Давид слушал его и не верил своим ушам. Какое простудишься?! Какой сладкий сон?! При чем тут сопливый орел?! Господи, да не снится ли ему все это, поскольку не может же быть наяву одновременно и увиденный кошмар, и в то же время эдакие речи?!
Вячеслав меж тем продолжал:
— Убивать тебя, конечно, никто не собирается, посему прописаться на халяву в святомучениках не мечтай, а вот малость взаперти побыть придется, да и то ради твоей же пользы. Опять же охране твоей новой сподручнее. Если просьбы какие будут, то вот тебе сотник князя Константина, который пока остается в сем граде. — Он указал на сурового вида дружинника лет сорока.
Тот хмуро кивнул.
— А-а-а… — растерянно произнес Давид, совершенно ничего не понимая в происходящем.
— Вид не нравится? — не понял подростка воевода. — Так это он на лицо такой мрачный, а на самом деле душа у него нежная, как цветок, да и звать его Улыбой. Что до меня, то срочные дела настоятельно требуют возвращения, а дабы путь мой был спокоен и лютые звери по пути не растерзали, дай-ка ты мне икону, на которую чаще всего молился твой брат Ингварь.
— Он… жив? — испуганно спросил отрок, одновременно и нетерпеливо ожидая, и боясь услышать ответ.
— А чего с ним может случиться? — беззаботно улыбнулся Вячеслав. — Более того, обещаю, что как только благополучно доберусь до места, то эту икону сразу передадут Ингварю — пусть она его и дальше хранит.
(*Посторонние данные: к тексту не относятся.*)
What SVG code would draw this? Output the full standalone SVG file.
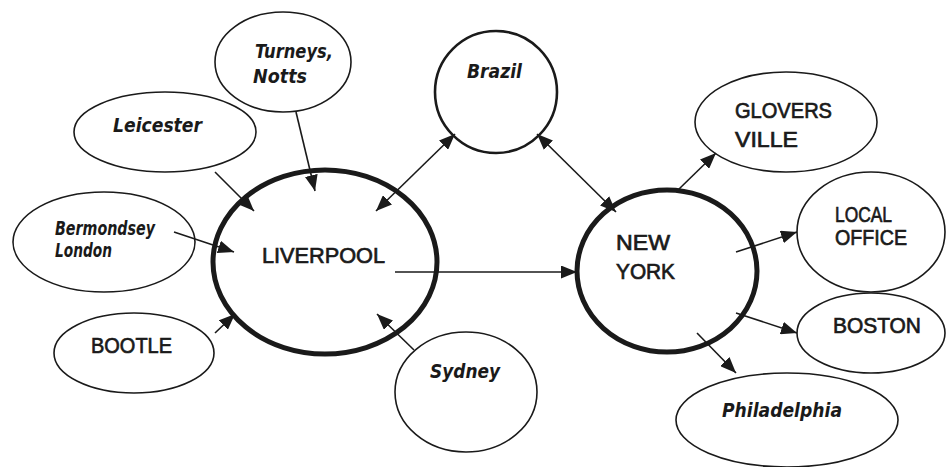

Давид с облегчением вздохнул.
— Токмо та икона в его ложнице, где он всегда спал, — пояснил княжич.
— Ничего. Сходишь. Тебя проводят.
Вскоре Давид спустился, держа в руках икону богородицы, осмотрев которую, Вячеслав буркнул:
— Грубая работа. Явно не Рублев. Но зато старина — как пить дать, тринадцатый век.
— На эту икону еще наш дед Игорь Глебович молился, — обиженно насупился Давид, уловив критический тон Вячеслава. — Ее богомаз с самого Царьграда писал. Она у нас так и передается — от отца к сыну.
— Значит, двенадцатый век, — равнодушно поправился Вячеслав. — А все равно не Рублев.
Он небрежно замотал ее в кусок первой попавшейся на глаза холстины, сунул себе в заплечный мешок и через час, после раздачи последних указаний, в сопровождении половины дружинников из числа бравших Переяславль уже мчался по направлению к Константинову войску. Всех своих спецназовцев хитрый Вячеслав, не желая, чтобы они участвовали в возможной битве, оставил для поддержания порядка в городе, придав их Улыбе вместе с полусотней дружинников.